Latest update November 22nd, 2024 1:00 AM
Oct 27, 2020 Editorial
Kaieteur News – The alarms are increasingly being sounded in sports circles. It was something that victims and their families were long ashamed of, but not anymore, as more and more are braving whatever comes and speak about their mental health condition, with all the stresses, fears, and surrounding problems that come from such a situation long stigmatized and scorned.
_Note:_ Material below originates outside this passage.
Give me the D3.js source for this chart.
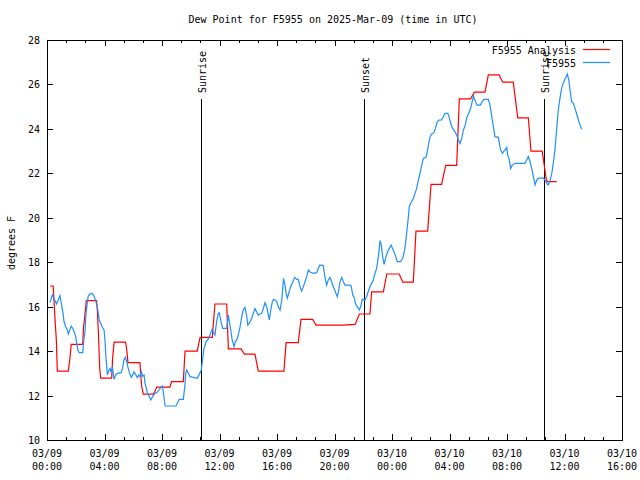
<!DOCTYPE html>
<html>
<head>
<meta charset="utf-8">
<script src="https://cdn.jsdelivr.net/npm/d3@7/dist/d3.min.js"></script>
<style>
  body { margin: 0; background: #fff; }
  svg text { font-family: "DejaVu Sans Mono", monospace; font-size: 10px; fill: #000; }
</style>
</head>
<body>
<svg id="chart" width="640" height="480"></svg>
<script>
// times are minutes since 2025-03-09 00:00 UTC
const startTime = Date.UTC(2025, 2, 9, 0, 0);
const endMinutes = 40 * 60;

const analysisMinutes = [13, 26, 33, 39, 43, 89, 96, 101, 149, 152, 157, 164, 207, 210, 214, 220, 224, 270, 274, 280,
  328, 333, 338, 388, 391, 395, 402, 444, 451, 458, 513, 520, 569, 576, 627, 639, 690, 701, 750, 757,
  810, 824, 868, 882, 989, 998, 1049, 1060, 1109, 1123, 1234, 1286, 1304, 1348, 1355, 1404, 1418, 1470, 1485, 1529,
  1540, 1589, 1603, 1647, 1664, 1710, 1721, 1768, 1784, 1828, 1842, 1887, 1902, 1946, 1965, 2009, 2020, 2067, 2083, 2088, 2127];
const analysisValues = [16.93, 16.93, 15.5, 14.5, 13.1, 13.1, 13.7, 14.3, 14.3, 15.0, 15.5, 16.27, 16.27, 15.85, 14.95, 13.25, 12.78, 12.78, 13.7, 14.4,
  14.4, 14.05, 13.48, 13.48, 13.0, 12.43, 12.06, 12.06, 12.2, 12.38, 12.38, 12.63, 12.63, 14.0, 14.0, 14.62, 14.62, 16.12, 16.12, 14.1,
  14.1, 13.86, 13.86, 13.1, 13.1, 14.38, 14.38, 15.43, 15.43, 15.17, 15.17, 15.2, 15.67, 15.67, 16.67, 16.67, 17.47, 17.47, 17.1, 17.1,
  19.4, 19.4, 21.5, 21.5, 22.36, 22.36, 25.35, 25.35, 25.65, 25.65, 26.43, 26.43, 26.1, 26.1, 24.5, 24.5, 23.0, 23.0, 21.78, 21.63, 21.63];

const obsMinutes = [13, 22, 26, 40, 47, 54, 57, 61, 67, 71, 78, 85, 89, 96, 101, 107, 113, 120, 124, 129,
  134, 149, 154, 159, 163, 168, 172, 179, 189, 196, 203, 210, 214, 218, 224, 231, 238, 242, 246, 252,
  259, 263, 267, 273, 280, 287, 293, 310, 316, 321, 327, 333, 338, 345, 352, 358, 363, 371, 377, 383,
  388, 394, 399, 405, 409, 413, 419, 426, 433, 441, 450, 460, 467, 475, 481, 485, 493, 538, 544, 552,
  569, 575, 579, 583, 590, 597, 627, 636, 644, 649, 655, 664, 673, 683, 689, 694, 701, 708, 715, 719,
  725, 733, 750, 757, 761, 767, 773, 781, 786, 792, 800, 806, 813, 819, 826, 834, 838, 844, 854, 861,
  868, 875, 882, 889, 896, 903, 910, 917, 924, 928, 934, 939, 945, 952, 959, 965, 973, 980, 987, 992,
  998, 1003, 1009, 1017, 1026, 1034, 1042, 1049, 1056, 1063, 1070, 1077, 1084, 1091, 1098, 1112, 1126, 1132, 1139, 1153,
  1160, 1167, 1174, 1181, 1188, 1198, 1206, 1212, 1218, 1223, 1230, 1237, 1244, 1265, 1270, 1276, 1283, 1287, 1295, 1304,
  1311, 1316, 1327, 1334, 1343, 1351, 1362, 1369, 1376, 1383, 1390, 1395, 1401, 1407, 1415, 1423, 1436, 1445, 1453, 1462,
  1476, 1485, 1494, 1501, 1507, 1512, 1518, 1529, 1536, 1543, 1550, 1557, 1564, 1571, 1582, 1587, 1592, 1599, 1606, 1615,
  1621, 1629, 1636, 1647, 1654, 1661, 1673, 1679, 1685, 1693, 1703, 1710, 1717, 1724, 1731, 1738, 1746, 1752, 1766, 1773,
  1780, 1786, 1795, 1809, 1816, 1824, 1842, 1849, 1856, 1863, 1870, 1884, 1892, 1901, 1907, 1912, 1919, 1923, 1930, 1935,
  1942, 1953, 1995, 2002, 2009, 2016, 2023, 2030, 2037, 2044, 2051, 2072, 2079, 2086, 2092, 2099, 2107, 2113, 2120, 2127,
  2134, 2141, 2148, 2155, 2162, 2172, 2178, 2183, 2190, 2197, 2204, 2211, 2218, 2225, 2232];
const obsValues = [16.18, 16.53, 16.45, 16.12, 16.3, 16.5, 16.3, 16.08, 15.7, 15.33, 15.1, 14.95, 14.77, 14.98, 15.13, 15.03, 14.88, 14.65, 14.35, 14.05,
  13.93, 13.93, 14.5, 14.95, 15.7, 16.15, 16.48, 16.57, 16.6, 16.48, 16.27, 16.0, 15.7, 15.4, 15.25, 15.07, 14.95, 14.5, 13.75, 12.93,
  13.15, 13.22, 13.07, 13.27, 12.73, 12.93, 13.0, 13.03, 13.27, 13.6, 13.72, 13.52, 13.27, 13.0, 12.82, 12.93, 13.07, 12.93, 12.8, 12.93,
  12.85, 13.07, 12.87, 12.93, 12.55, 12.4, 12.1, 11.98, 11.8, 11.95, 12.1, 12.15, 12.25, 12.37, 12.43, 12.2, 11.53, 11.53, 11.65, 11.83,
  11.83, 12.4, 13.0, 13.15, 13.0, 12.85, 12.78, 12.97, 13.15, 13.6, 14.1, 14.42, 14.55, 14.8, 14.98, 14.85, 14.73, 15.33, 15.7, 15.73,
  15.4, 15.02, 15.02, 15.62, 15.33, 14.95, 14.5, 14.2, 14.42, 14.5, 14.8, 15.1, 15.55, 15.85, 15.97, 15.55, 15.17, 15.25, 15.47, 15.7,
  15.92, 15.77, 15.62, 15.67, 15.7, 15.92, 16.18, 16.0, 15.62, 15.4, 15.85, 16.15, 16.33, 16.3, 16.23, 16.0, 15.85, 16.3, 17.27, 17.05,
  16.6, 16.38, 16.6, 16.9, 17.12, 17.32, 17.23, 17.23, 16.9, 16.7, 16.9, 17.12, 17.35, 17.65, 17.56, 17.5, 17.53, 17.72, 17.88, 17.85,
  17.35, 16.97, 17.2, 17.32, 17.12, 16.82, 16.6, 16.45, 16.75, 17.12, 17.32, 17.12, 16.97, 16.97, 16.92, 16.53, 16.38, 16.15, 16.0, 15.85,
  16.07, 16.33, 16.3, 16.45, 16.75, 16.97, 17.2, 17.5, 17.72, 18.25, 18.97, 18.77, 18.25, 17.9, 18.25, 18.5, 18.77, 18.55, 18.33, 18.03,
  18.03, 18.18, 18.62, 19.3, 19.9, 20.5, 20.65, 20.87, 21.1, 21.32, 21.7, 22.0, 22.37, 22.67, 22.72, 22.97, 23.27, 23.65, 23.77, 23.83,
  24.02, 24.32, 24.4, 24.4, 24.55, 24.7, 24.7, 24.52, 24.25, 24.02, 23.87, 23.72, 23.5, 23.35, 23.57, 23.95, 24.17, 24.5, 24.85, 25.15,
  25.47, 25.3, 25.07, 25.07, 25.22, 25.33, 25.33, 25.07, 24.6, 24.1, 23.65, 23.62, 23.1, 22.9, 23.0, 23.05, 23.17, 22.82, 22.6, 22.22,
  22.37, 22.45, 22.45, 22.6, 22.75, 22.52, 22.22, 21.85, 21.48, 21.7, 21.78, 21.78, 21.7, 21.55, 21.48, 21.63, 22.0, 22.45, 23.05, 23.95,
  24.85, 25.37, 25.82, 26.07, 26.23, 26.47, 26.2, 25.75, 25.22, 25.15, 24.92, 24.67, 24.4, 24.17, 23.98];

const sunLabels = ["Sunrise", "Sunset", "Sunrise"];
const sunMinutes = [643, 1323, 2074];

const seriesNames = ["F5955 Analysis", "F5955"];
const yTicks = [10, 12, 14, 16, 18, 20, 22, 24, 26, 28];

const titleText = "Dew Point for F5955 on 2025-Mar-09 (time in UTC)";
const yLabel = "degrees F";

const analysisColor = "#ff0000";
const obsColor = "#1e90ff";

const toDate = m => new Date(startTime + m * 60000);

const margin = { left: 47, right: 622, top: 40, bottom: 440 };
const svg = d3.select("#chart");

const x = d3.scaleUtc()
  .domain([toDate(0), toDate(endMinutes)])
  .range([margin.left, margin.right]);
const y = d3.scaleLinear()
  .domain([10, 28])
  .range([margin.bottom, margin.top]);

// title
svg.append("text")
  .attr("x", 333).attr("y", 23)
  .attr("text-anchor", "middle")
  .text(titleText);

// y label
svg.append("text")
  .attr("transform", "translate(15,243) rotate(-90)")
  .attr("text-anchor", "middle")
  .text(yLabel);

// ticks
const majorX = d3.range(0, endMinutes + 1, 240).map(toDate);
const minorX = d3.range(0, endMinutes + 1, 80).filter(m => m % 240 !== 0).map(toDate);

const tickG = svg.append("g").attr("stroke", "#000").attr("stroke-width", 1);
majorX.forEach(d => {
  const px = Math.round(x(d)) + 0.5;
  tickG.append("line").attr("x1", px).attr("x2", px).attr("y1", margin.bottom).attr("y2", margin.bottom - 6);
  tickG.append("line").attr("x1", px).attr("x2", px).attr("y1", margin.top).attr("y2", margin.top + 6);
});
minorX.forEach(d => {
  const px = Math.round(x(d)) + 0.5;
  tickG.append("line").attr("x1", px).attr("x2", px).attr("y1", margin.bottom).attr("y2", margin.bottom - 3);
  tickG.append("line").attr("x1", px).attr("x2", px).attr("y1", margin.top).attr("y2", margin.top + 3);
});
yTicks.forEach(v => {
  const py = Math.round(y(v)) + 0.5;
  tickG.append("line").attr("x1", margin.left).attr("x2", margin.left + 6).attr("y1", py).attr("y2", py);
  tickG.append("line").attr("x1", margin.right).attr("x2", margin.right - 6).attr("y1", py).attr("y2", py);
});

// tick labels
svg.append("g").selectAll("text")
  .data(yTicks)
  .join("text")
  .attr("x", 40)
  .attr("y", d => y(d) + 4)
  .attr("text-anchor", "end")
  .text(d => d);

const fmtDay = d3.utcFormat("%m/%d");
const fmtTime = d3.utcFormat("%H:%M");
const xl = svg.append("g").selectAll("text")
  .data(majorX)
  .join("text")
  .attr("text-anchor", "middle");
xl.append("tspan").attr("x", d => x(d)).attr("y", 457).text(d => fmtDay(d));
xl.append("tspan").attr("x", d => x(d)).attr("y", 470).text(d => fmtTime(d));

// frame
svg.append("rect")
  .attr("x", margin.left + 0.5).attr("y", margin.top + 0.5)
  .attr("width", margin.right - margin.left).attr("height", margin.bottom - margin.top)
  .attr("fill", "none").attr("stroke", "#000");

// sunrise / sunset markers
const sun = svg.append("g").selectAll("g")
  .data(sunMinutes.map((m, i) => ({ t: toDate(m), label: sunLabels[i] })))
  .join("g");
sun.append("line")
  .attr("x1", d => Math.round(x(d.t)) + 0.5).attr("x2", d => Math.round(x(d.t)) + 0.5)
  .attr("y1", 99).attr("y2", margin.bottom)
  .attr("stroke", "#000");
sun.append("text")
  .attr("transform", d => `translate(${Math.round(x(d.t)) + 4.5},93) rotate(-90)`)
  .text(d => d.label);

// series
const analysis = analysisMinutes.map((m, i) => ({ t: toDate(m), v: analysisValues[i] }));
const obs = obsMinutes.map((m, i) => ({ t: toDate(m), v: obsValues[i] }));

const line = d3.line().x(d => x(d.t)).y(d => y(d.v));

svg.append("path").datum(analysis)
  .attr("d", line).attr("fill", "none")
  .attr("stroke", analysisColor).attr("stroke-width", 1.2);
svg.append("path").datum(obs)
  .attr("d", line).attr("fill", "none")
  .attr("stroke", obsColor).attr("stroke-width", 1.2);

// legend
const legend = svg.append("g").selectAll("g")
  .data(seriesNames.map((n, i) => ({ name: n, color: [analysisColor, obsColor][i], row: i })))
  .join("g");
legend.append("text")
  .attr("x", 576).attr("y", d => 54 + d.row * 13)
  .attr("text-anchor", "end")
  .text(d => d.name);
legend.append("line")
  .attr("x1", 583).attr("x2", 610)
  .attr("y1", d => 49.5 + d.row * 13).attr("y2", d => 49.5 + d.row * 13)
  .attr("stroke", d => d.color).attr("stroke-width", 1.2);
</script>
</body>
</html>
It certainly took a long time to come before individuals affected fell such confidence to step forward with much public frankness on such a sensitive, if not secretive and self-protective, issue. But now that it is out in the open, the climate and opportunities should be seized to explore and capitalize on the provisions and places that have been made available for help and relief, and this should be in every walk of life, whether sport or work place or familial. There must be no shame in a condition that cripples, and usually condemns to an imprisoning situation in the home where the affected are hidden away; or the streets where they float about in a haze, sometimes dangerously so. Sometimes, further complicated by chemical practices that make those partaking sicker, even more dangerous.
We should all agree – state and citizen – that it is vitally necessary, and that there is a place for housing and caring for such impacted patients, as well as provisions for the urgent follow-up action required to heal mind and body. Because if the mental faculties are not working on all cylinders all the time, then inevitably the body withers. This is what applies in every occupation at every strata of life itself.
For we have seen them – or know of them through friends, colleagues, or family – in the passing encounters on the street, in the drain that can be wreaked on the human presence. The vacant look, the troubled expressions, the withdrawn natures, the erratic behaviours, the inexplicable relationships that all say that something is not right, that many things are not clicking, and that they lead to failing and diminishing.
On occasion, it is not so visible, nothing much is heard, but there is the dark world of depressions and anxieties that come all too easily and can convert to undetected shadows of self. It is a sorry state of existence, with many suffering in silence, or trying manfully to outmuscle and outlast that for which so little in the way of human and material resources are available here to resolve the crises in lives that reduce men and women to the shuffling and the sparse, the angry and aggressive. There are the fears that come, too: fears for what could follow for those so afflicted by way of deterioration.
There was a time – with residues still lingering – where the ultimate in machismo was to utter and hurl the challenge of “me hed-ain good” with a dare before all comers, and with violent readiness to put words into action, sometimes with lethal outcomes. There was a time, too, when mental illness was something that was recoiled from in horror or retreated from in shame at the stigma of the condition. Thus, there was denying and distancing from and covering up, through one tired pretense after another.
It is not the way to address anything, let alone the mysteries and pain of mental health matters. People carried their baggage by themselves and added to their tortures within their self-imposed and impenetrable wards of silence. Nothing did get resolved when those cultures prevailed, no one was healed or helped. The agonies were simply extended excruciatingly, with no end in sight, while everyone – patient, family, and society – lived in a misguided world of make-believe perfection.
As has come apparent from the high-pressure world of 21st century living, things do not have to be that way anymore. Many are breaking the taboo; there should all breathe a sigh of relief. Many citizens have come forward in sterling support; they should know for they, too, can relate to the gruelling demands placed on both body and brain. Sometimes the latter is unable to cope with what transforms into overload, which means that, at that point in time, there must be willingness to seek help. Whether work or play, the standard must be: know when to say when. Help wanted.